Dark Castle Entertainment
- Logo used since 2024
- Type: Label
- Industry: Motion pictures
- Founded: 1998; 28 years ago
- Founder: Joel Silver; Robert Zemeckis; Gilbert Adler;
- Headquarters: Beverly Hills, California
- Key people: Hal Sadoff; Norman Golightly; Douglas McClure;
- Products: Motion pictures
- Parent: OEG Inc.
- Website: darkcastle.com

= Dark Castle Entertainment =

American media production label

Dark Castle Entertainment is a film production label of OEG Inc. It was founded in 1998 originally as a film production company by producers Joel Silver and Gilbert Adler and filmmaker Robert Zemeckis, with most of its productions centered on horror films, the majority of which were distributed by Warner Bros. Pictures.

==History==
===1998–2003: Homage to William Castle, the early years===
Dark Castle was founded in 1998 by Joel Silver, Robert Zemeckis, and Gilbert Adler. The Dark Castle name pays homage to William Castle, a horror filmmaker from the 1950s and 1960s. When first formed, the goal of the company was to remake Castle's horror films. After two remakes, House on Haunted Hill and Thirteen Ghosts, they moved on to producing original material, along with remakes of non-Castle films.

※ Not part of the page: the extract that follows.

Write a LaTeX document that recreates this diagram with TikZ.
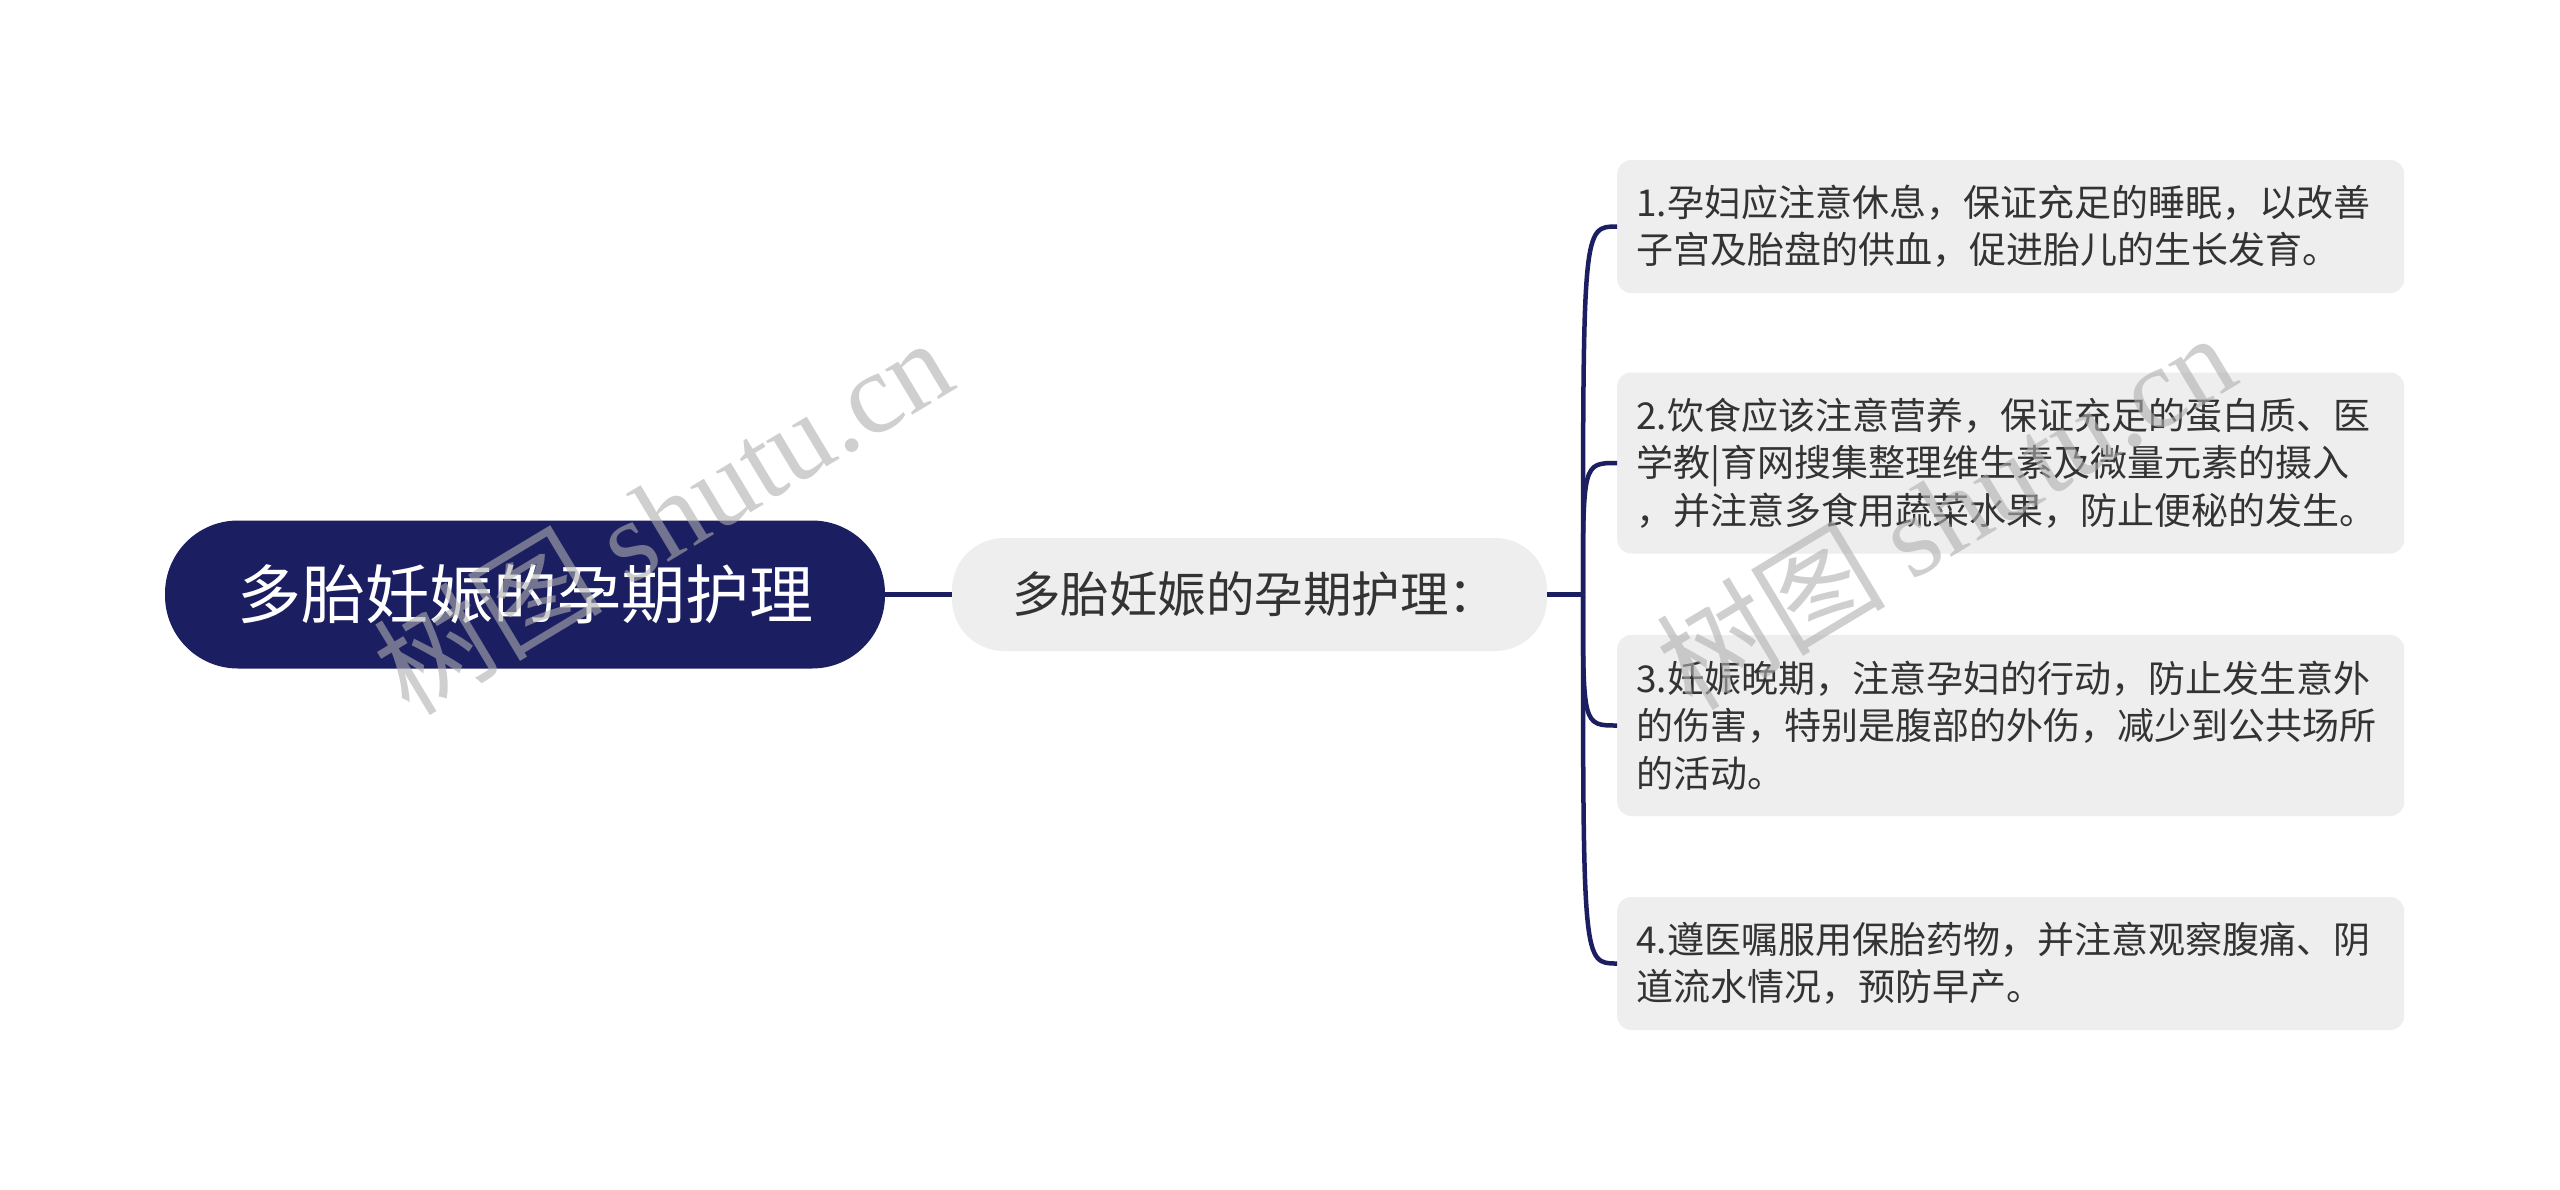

===2003–2013: More horror, action===
Gothika, starring Halle Berry and Robert Downey Jr., was Dark Castle's first original film in 2003. They followed it up with House of Wax, the company's first remake of a non-Castle film.

In 2008, the company moved beyond the horror genre to produce the action film RocknRolla.

In 2009, Dark Castle released the psychological horror film Orphan. The film grossed $80 million on a $20 million budget. Later that year, the company produced its first martial arts film, Ninja Assassin.

In 2010, they produced action film adaptions of The Losers based on the DC Vertigo comic of the same name, and Unknown starring Liam Neeson, which grossed $136 million against its $30 million budget.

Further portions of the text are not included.